Dans ce contexte, le gouvernement portoricain doit veiller à ce que les services publics soient assurés sans discrimination, de sorte à garantir le droit à la santé, à l’éducation, à l’alimentation, à l’accès à la justice, à la protection juridique, ainsi que la protection des revenus des personnes migrantes risquant d’être arrêtées. Pour cela, il doit recourir à toutes les mesures juridiques, administratives et budgétaires à sa disposition pour honorer ses obligations en matière de droits humains.
« Toutes les autorités étatiques de Porto Rico doivent s’abstenir de toute officialisation de la collaboration avec le Service de contrôle de l’immigration et des douanes et avec les politiques migratoires des États-Unis. Elles doivent au contraire mettre en place des garanties pour veiller à ce qu’aucune information en la possession du gouvernement local ne soit utilisée contre les personnes migrantes », a déclaré Liza Gallardo, directrice d’Amnistie internationale Porto Rico.

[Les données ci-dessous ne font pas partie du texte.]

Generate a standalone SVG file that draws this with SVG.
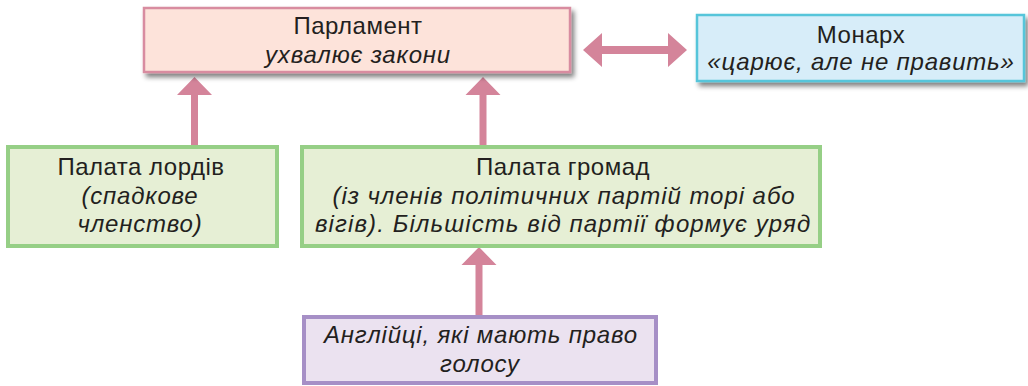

Les autorités portoricaines doivent éviter toute avancée des politiques relatives à la migration discriminatoires et contraires au droit de solliciter l’asile qu’encourage le gouvernement de Donald Trump. Comme le prévoient les normes internationales en la matière, les autorités doivent mettre en place des moyens d’empêcher que des opérations de contrôle migratoire soient organisées dans des écoles, des tribunaux, des églises, des services publics essentiels, notamment de santé, des services de l’immigration et d’autres espaces publics. En outre, il doit être interdit aux prestataires de services de fournir, échanger et partager avec les autorités migratoires des informations sur le statut au regard de l’immigration des personnes migrantes.
Amnistie internationale se joint au front d’organisations de la société civile opposées aux politiques migratoires des États-Unis et continuera de suivre et mettre en lumière la situation des droits humains des personnes migrantes et en quête d’asile à Porto Rico.